Curbing the ‘Public Health Problem’ of Caesarean Births
The majority of babies born in Brazil enter the world at a time and place determined by the birth mother and her doctor. Most Brazilian births occur by caesarean section rather than live birth. There are various reasons for the growing preference of caesareans, but a new law aims to reduce what some see as an unnecessary medical procedure.
According to The Guardian, 84% of all births covered by private insurance are caesareans. In public hospitals, caesareans account for 40% of total births. Health Minister Arthur Chioro called the high number of caesarean births “a public health problem.” The government says that caesareans increase the risk of respiratory illness among infants and raise the risk of maternal mortality in childbirth.
The new law requires insurance companies to inform patients about the percentage of caesareans performed by doctors and hospitals. Otherwise, they risk an expensive fine. Doctors must inform women about the risks of a caesarean birth and direct them to sign a consent form before the procedure. Doctors must also provide justification for the caesarean, filling in a record of the labor, the birth, and the actions taken during the delivery.
Body-conscious Brazilians see caesareans as a more comfortable option that is less likely to leave the body of the woman unattractive. Convenience is another motivator as a scheduled operation is easier for patients and doctors to plan for.
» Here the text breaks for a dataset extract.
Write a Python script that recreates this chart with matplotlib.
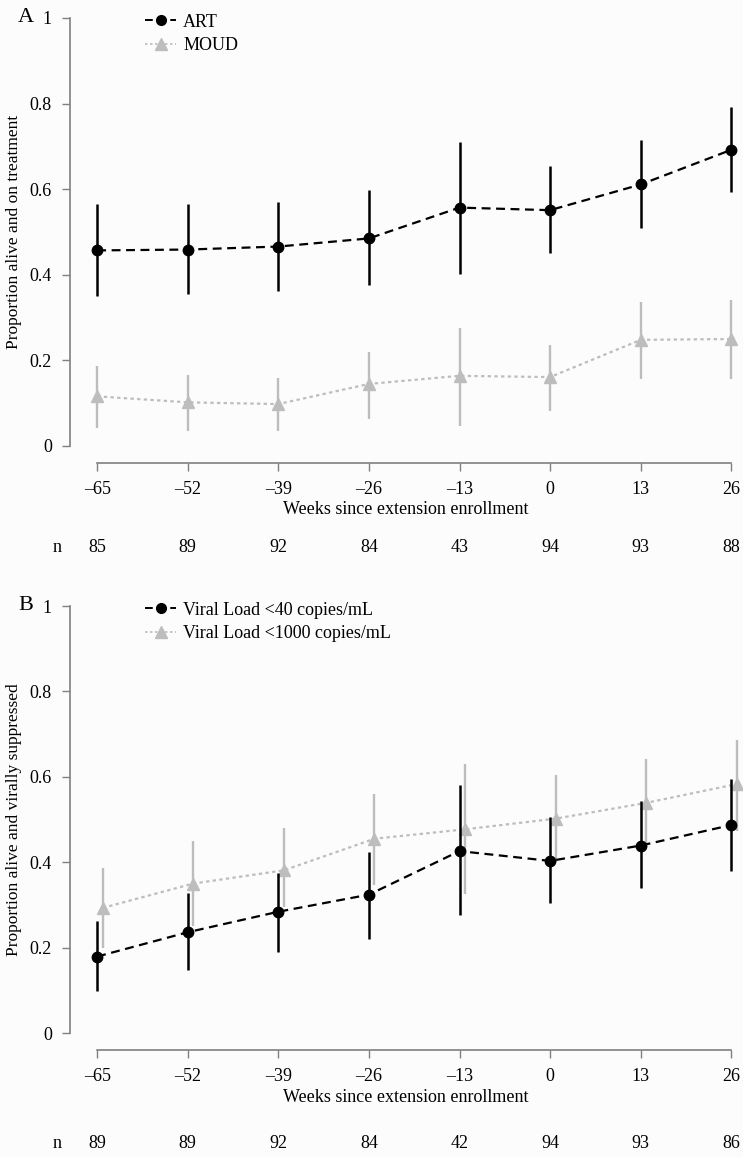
import matplotlib
matplotlib.use("Agg")
from matplotlib import pyplot as plt
from matplotlib.lines import Line2D

plt.rcParams['font.family'] = ['Liberation Serif', 'DejaVu Serif']

weeks = [-65, -52, -39, -26, -13, 0, 13, 26]
week_labels = ["\u201365", "\u201352", "\u201339", "\u201326", "\u201313", "0", "13", "26"]
y_ticks = [0, 0.2, 0.4, 0.6, 0.8, 1]
y_labels = ["0", "0.2", "0.4", "0.6", "0.8", "1"]

# panel A
art = [0.457, 0.459, 0.466, 0.485, 0.557, 0.551, 0.611, 0.692]
art_lo = [0.350, 0.355, 0.362, 0.377, 0.403, 0.450, 0.510, 0.594]
art_hi = [0.565, 0.565, 0.569, 0.597, 0.710, 0.655, 0.714, 0.791]
moud = [0.116, 0.102, 0.098, 0.145, 0.164, 0.161, 0.248, 0.250]
moud_lo = [0.043, 0.034, 0.034, 0.064, 0.046, 0.081, 0.156, 0.156]
moud_hi = [0.188, 0.165, 0.159, 0.219, 0.276, 0.236, 0.336, 0.342]
n_a = [85, 89, 92, 84, 43, 94, 93, 88]

# panel B
vl40 = [0.179, 0.236, 0.284, 0.324, 0.426, 0.403, 0.439, 0.487]
vl40_lo = [0.099, 0.147, 0.190, 0.220, 0.276, 0.305, 0.339, 0.379]
vl40_hi = [0.262, 0.328, 0.375, 0.423, 0.580, 0.506, 0.543, 0.596]
vl1000 = [0.293, 0.350, 0.381, 0.455, 0.477, 0.502, 0.539, 0.583]
vl1000_lo = [0.198, 0.251, 0.296, 0.346, 0.325, 0.400, 0.440, 0.473]
vl1000_hi = [0.387, 0.449, 0.481, 0.560, 0.631, 0.604, 0.641, 0.687]
n_b = [89, 89, 92, 84, 42, 94, 93, 86]

W, H = 743, 1157
bg = '#fcfcfc'
grey = '#bdbdbd'
fig = plt.figure(figsize=(W / 100, H / 100), dpi=100, facecolor=bg)

x0, x1 = 70, 741
xlim = (-68.9, 27.4)
ylim = (-0.04, 1.02)
dash_black = (0, (4, 2.5))
dot_grey = (0, (1.5, 1.5))


def panel(zero_px, unit_px, letter, ylabel, s1, s1lo, s1hi, s2, s2lo, s2hi,
          names, nvals, offset, n_gap, xlab_pad):
    bottom = zero_px - ylim[0] * unit_px
    top = zero_px - ylim[1] * unit_px
    ax = fig.add_axes([x0 / W, 1 - bottom / H, (x1 - x0) / W, (bottom - top) / H])
    ax.set_facecolor(bg)
    ax.set_xlim(*xlim)
    ax.set_ylim(*ylim)
    for s in ['top', 'right']:
        ax.spines[s].set_visible(False)
    ax.spines['left'].set_bounds(0, 1)
    ax.spines['bottom'].set_bounds(-65, 26)
    for s in ['left', 'bottom']:
        ax.spines[s].set_color('#808080')
        ax.spines[s].set_linewidth(1.2)
    ax.set_xticks(weeks)
    ax.set_xticklabels(week_labels)
    ax.set_yticks(y_ticks)
    ax.set_yticklabels(y_labels)
    ax.tick_params(axis='both', labelsize=13, length=6, width=1, color='#808080', pad=7)
    ax.set_xlabel("Weeks since extension enrollment", fontsize=13, labelpad=xlab_pad)
    fig.text(14 / W, 1 - (zero_px - 0.5 * unit_px) / H, ylabel, rotation=90,
             fontsize=12.5, ha='center', va='center')

    xs2 = [w + offset for w in weeks]
    ax.errorbar(xs2, s2, yerr=[[a - b for a, b in zip(s2, s2lo)], [b - a for a, b in zip(s2, s2hi)]],
                color=grey, ecolor=grey, elinewidth=1.7, capsize=0, ls=dot_grey,
                lw=1.6, marker='^', ms=9, clip_on=False, zorder=2)
    ax.errorbar(weeks, s1, yerr=[[a - b for a, b in zip(s1, s1lo)], [b - a for a, b in zip(s1, s1hi)]],
                color='black', ecolor='black', elinewidth=1.8, capsize=0, ls=dash_black,
                lw=1.6, marker='o', ms=7.5, clip_on=False, zorder=3)

    handles = [Line2D([], [], color='black', ls=dash_black, lw=1.4, marker='o', ms=7),
               Line2D([], [], color=grey, ls=dot_grey, lw=1.2, marker='^', ms=8)]
    ax.legend(handles, names, loc='upper left', bbox_to_anchor=(138 / W, 1 - (top - 3) / H),
              bbox_transform=fig.transFigure, frameon=False, fontsize=13,
              handlelength=1.7, handletextpad=0.4, labelspacing=0.35, borderaxespad=0)

    fig.text(18 / W, 1 - (zero_px - unit_px) / H, letter, fontsize=16, va='center', ha='left')
    fig.text(57 / W, 1 - (bottom + n_gap) / H, "n", fontsize=13, va='center', ha='center')
    for w, n in zip(weeks, nvals):
        ax.annotate(str(n), xy=(w, 0), xycoords=('data', 'axes fraction'),
                    xytext=(0, -n_gap), textcoords='offset pixels',
                    ha='center', va='center', fontsize=13)
    return ax


panel(446, 428, "A", "Proportion alive and on treatment", art, art_lo, art_hi,
      moud, moud_lo, moud_hi, ["ART", "MOUD"], n_a, 0, 84, 2)
panel(1033, 427, "B", "Proportion alive and virally suppressed", vl40, vl40_lo, vl40_hi,
      vl1000, vl1000_lo, vl1000_hi, ["Viral Load <40 copies/mL", "Viral Load <1000 copies/mL"],
      n_b, 0.8, 93, 3)

fig.savefig("out.png", dpi=100, facecolor=bg)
Some doctors also feel the procedure gives them more protection against possible litigation, gynecologist Renato Sa told BBC Brasil.
“Doctors are responsible for what happens and in a situation of risk they [choose] a caesarean, because if there is a death or complication they will be asked why they didn’t do this,” Sa said. “Doctors are afraid of natural childbirth.”
However, the high number of caesarean births is not simply a matter of choice, or even preference. The due date for a natural, live birth is an educated guess. Nature will start the process of childbirth when it’s ready to do so, with each mother operating on her own clock. In Brazil, maternity beds in hospitals are scarce. The BBC cites reports of women going into labor without a scheduled caesarean and needing to travel from hospital to hospital in search of an available bed. Due to the hospital bed shortage, many mothers see a caesarean birth as the best way to ensure they will give birth in a hospital.
In light of the fact that caesarean births are not entirely a function of choice, it’s unclear how far the new Brazilian law will go in achieving its aims of increasing live birth rates.